Data lines -
┌──

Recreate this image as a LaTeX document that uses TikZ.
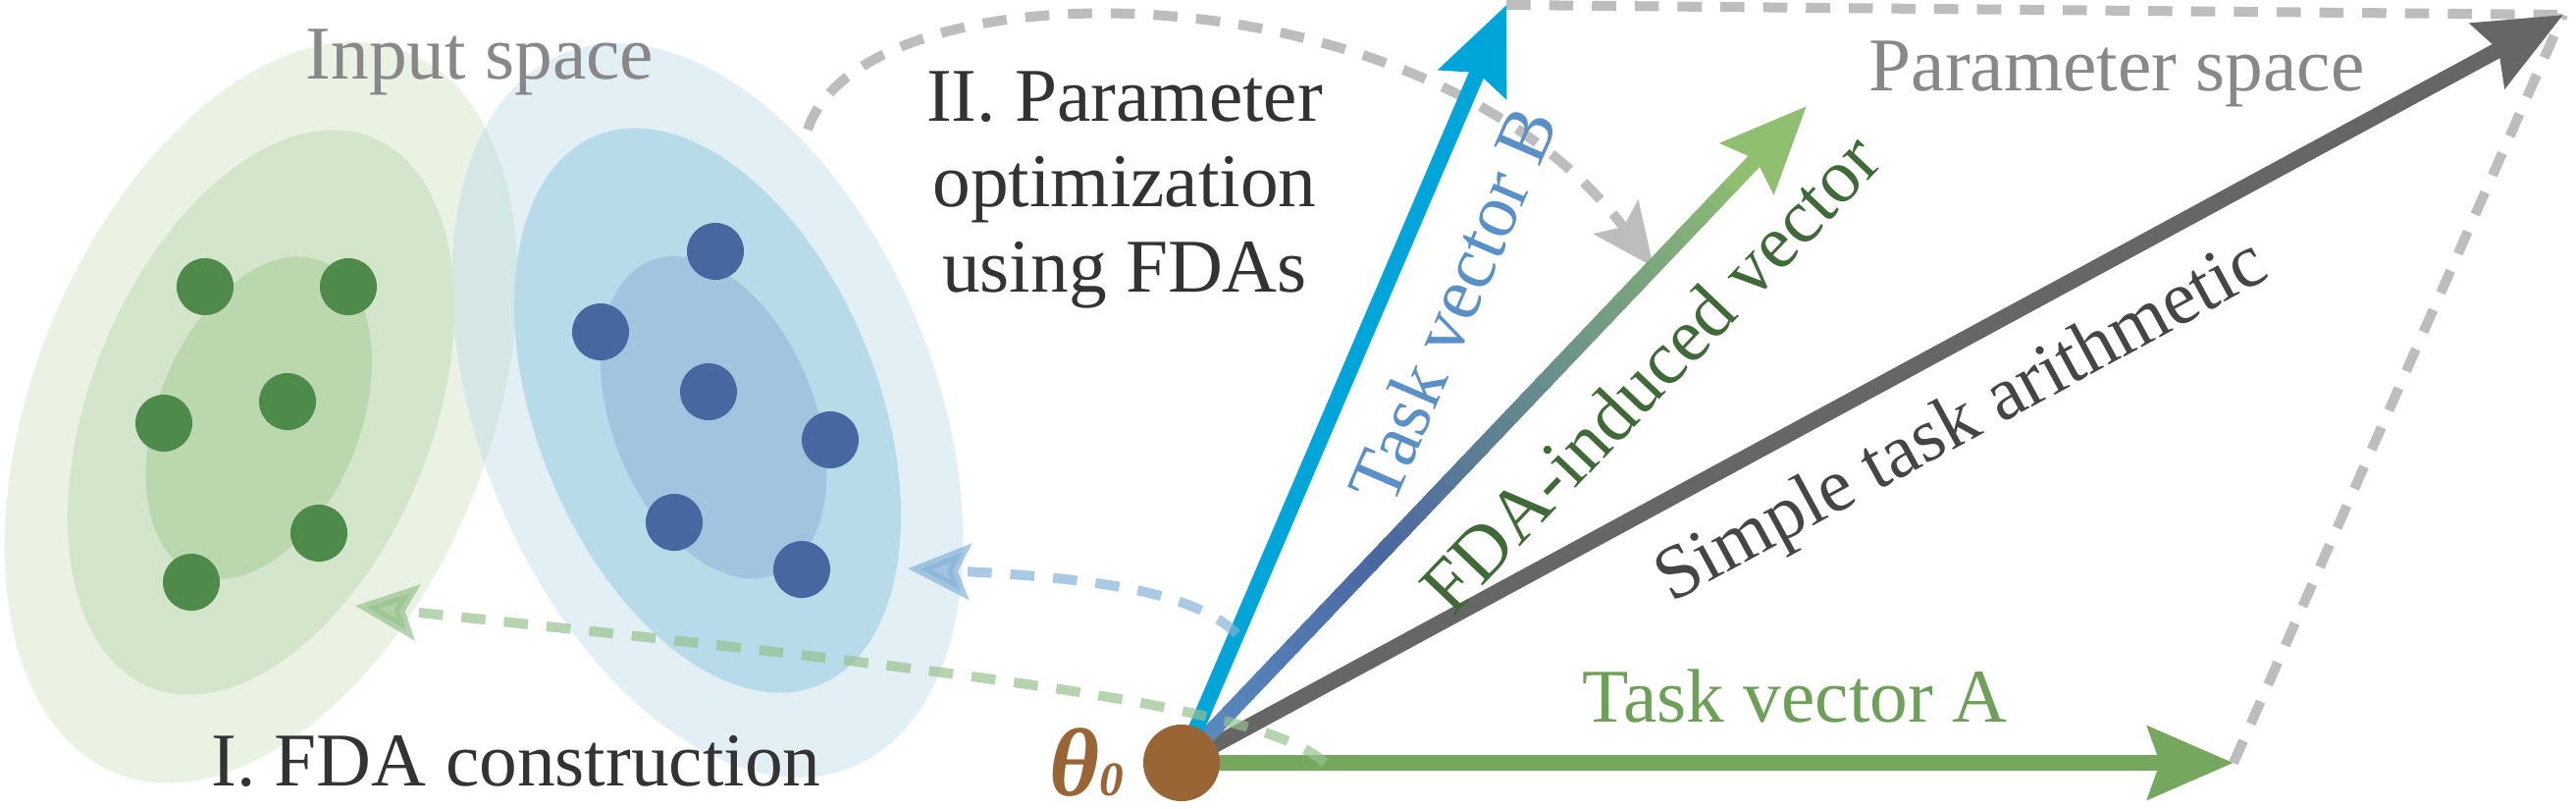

└──
┌──

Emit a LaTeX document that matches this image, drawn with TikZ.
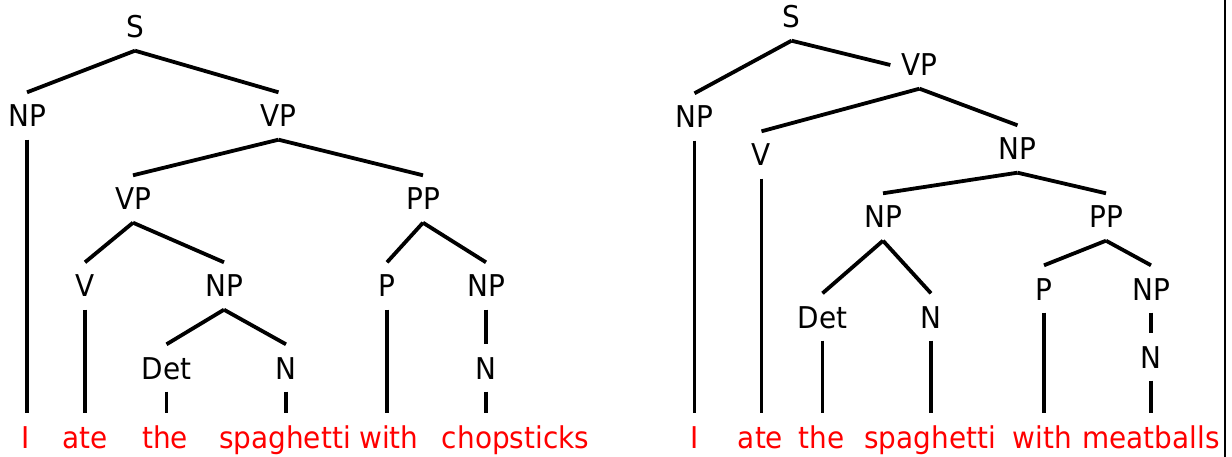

└──
┌──

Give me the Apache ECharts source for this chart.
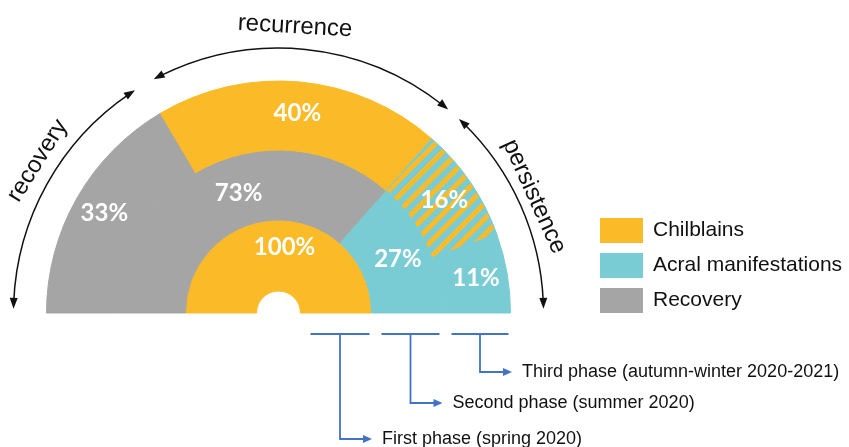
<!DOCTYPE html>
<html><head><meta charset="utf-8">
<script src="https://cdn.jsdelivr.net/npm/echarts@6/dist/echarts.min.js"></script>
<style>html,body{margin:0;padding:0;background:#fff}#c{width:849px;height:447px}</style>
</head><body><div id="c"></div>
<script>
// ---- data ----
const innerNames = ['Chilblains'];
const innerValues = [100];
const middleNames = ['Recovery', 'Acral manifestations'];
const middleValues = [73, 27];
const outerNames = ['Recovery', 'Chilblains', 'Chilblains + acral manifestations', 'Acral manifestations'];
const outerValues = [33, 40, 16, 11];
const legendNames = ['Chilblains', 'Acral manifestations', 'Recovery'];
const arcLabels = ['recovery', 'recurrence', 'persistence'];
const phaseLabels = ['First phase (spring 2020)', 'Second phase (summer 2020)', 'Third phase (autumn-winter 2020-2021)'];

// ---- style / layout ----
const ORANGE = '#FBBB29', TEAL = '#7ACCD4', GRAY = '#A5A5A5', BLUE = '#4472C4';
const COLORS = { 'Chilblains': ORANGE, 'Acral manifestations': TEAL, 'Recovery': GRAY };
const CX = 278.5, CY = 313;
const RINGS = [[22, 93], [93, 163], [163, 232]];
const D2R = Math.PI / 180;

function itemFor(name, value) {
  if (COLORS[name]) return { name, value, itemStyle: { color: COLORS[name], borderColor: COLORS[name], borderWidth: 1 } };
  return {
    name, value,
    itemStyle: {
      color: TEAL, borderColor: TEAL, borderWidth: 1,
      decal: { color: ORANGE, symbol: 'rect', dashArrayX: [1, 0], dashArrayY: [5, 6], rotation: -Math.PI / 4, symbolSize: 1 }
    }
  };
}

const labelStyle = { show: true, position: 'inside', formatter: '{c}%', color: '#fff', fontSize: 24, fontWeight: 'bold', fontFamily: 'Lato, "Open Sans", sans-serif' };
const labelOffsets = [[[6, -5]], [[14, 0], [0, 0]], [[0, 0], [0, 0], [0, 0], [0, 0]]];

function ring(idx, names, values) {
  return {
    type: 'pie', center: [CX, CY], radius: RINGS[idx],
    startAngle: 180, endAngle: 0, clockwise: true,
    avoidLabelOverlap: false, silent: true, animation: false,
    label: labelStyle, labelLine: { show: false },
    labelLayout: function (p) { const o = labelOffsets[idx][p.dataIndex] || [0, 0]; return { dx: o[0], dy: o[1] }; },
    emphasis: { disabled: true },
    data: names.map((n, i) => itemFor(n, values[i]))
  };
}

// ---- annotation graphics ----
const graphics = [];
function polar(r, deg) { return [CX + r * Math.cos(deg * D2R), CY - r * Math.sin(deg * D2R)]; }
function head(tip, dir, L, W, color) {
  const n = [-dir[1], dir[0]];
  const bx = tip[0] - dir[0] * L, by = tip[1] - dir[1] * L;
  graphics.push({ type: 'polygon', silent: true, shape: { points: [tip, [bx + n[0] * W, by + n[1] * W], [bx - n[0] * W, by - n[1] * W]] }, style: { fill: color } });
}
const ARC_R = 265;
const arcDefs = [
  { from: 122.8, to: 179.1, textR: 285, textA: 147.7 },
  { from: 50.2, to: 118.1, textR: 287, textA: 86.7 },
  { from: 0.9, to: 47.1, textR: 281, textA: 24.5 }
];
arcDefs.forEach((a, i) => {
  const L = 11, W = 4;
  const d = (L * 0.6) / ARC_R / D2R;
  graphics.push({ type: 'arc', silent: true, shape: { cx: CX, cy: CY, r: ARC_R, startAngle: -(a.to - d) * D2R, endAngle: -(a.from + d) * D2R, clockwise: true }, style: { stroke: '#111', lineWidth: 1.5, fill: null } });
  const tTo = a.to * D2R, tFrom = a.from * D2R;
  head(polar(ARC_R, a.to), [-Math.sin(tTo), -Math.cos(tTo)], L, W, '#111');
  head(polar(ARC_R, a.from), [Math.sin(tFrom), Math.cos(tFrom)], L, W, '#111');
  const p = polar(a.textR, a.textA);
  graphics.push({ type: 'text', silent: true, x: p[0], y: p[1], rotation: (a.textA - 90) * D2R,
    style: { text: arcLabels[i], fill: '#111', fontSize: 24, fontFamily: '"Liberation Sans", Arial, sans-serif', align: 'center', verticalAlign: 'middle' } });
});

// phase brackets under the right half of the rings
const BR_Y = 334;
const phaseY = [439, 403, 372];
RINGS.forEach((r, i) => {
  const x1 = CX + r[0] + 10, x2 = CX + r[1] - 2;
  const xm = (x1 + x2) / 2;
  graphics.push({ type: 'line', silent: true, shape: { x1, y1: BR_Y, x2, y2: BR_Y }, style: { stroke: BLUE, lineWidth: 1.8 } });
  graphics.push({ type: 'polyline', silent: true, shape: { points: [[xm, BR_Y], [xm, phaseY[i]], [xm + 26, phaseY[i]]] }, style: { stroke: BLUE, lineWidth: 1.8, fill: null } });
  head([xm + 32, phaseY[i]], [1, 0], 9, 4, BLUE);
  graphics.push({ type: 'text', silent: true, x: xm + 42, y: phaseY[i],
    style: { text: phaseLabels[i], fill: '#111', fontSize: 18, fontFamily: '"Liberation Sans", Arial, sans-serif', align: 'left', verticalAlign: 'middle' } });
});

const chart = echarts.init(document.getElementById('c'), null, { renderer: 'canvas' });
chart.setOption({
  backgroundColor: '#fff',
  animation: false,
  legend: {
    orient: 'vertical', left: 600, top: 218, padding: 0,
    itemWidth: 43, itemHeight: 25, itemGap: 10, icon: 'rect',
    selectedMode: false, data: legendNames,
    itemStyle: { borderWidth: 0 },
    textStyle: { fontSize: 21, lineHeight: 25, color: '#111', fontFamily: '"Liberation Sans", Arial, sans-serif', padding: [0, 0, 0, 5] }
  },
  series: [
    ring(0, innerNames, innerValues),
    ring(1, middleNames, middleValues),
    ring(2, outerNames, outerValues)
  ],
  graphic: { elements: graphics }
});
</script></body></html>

└──

Your task -
From the listing, copy every line where the string "image" appears.

The result -
Recreate this image as a LaTeX document that uses TikZ.
Emit a LaTeX document that matches this image, drawn with TikZ.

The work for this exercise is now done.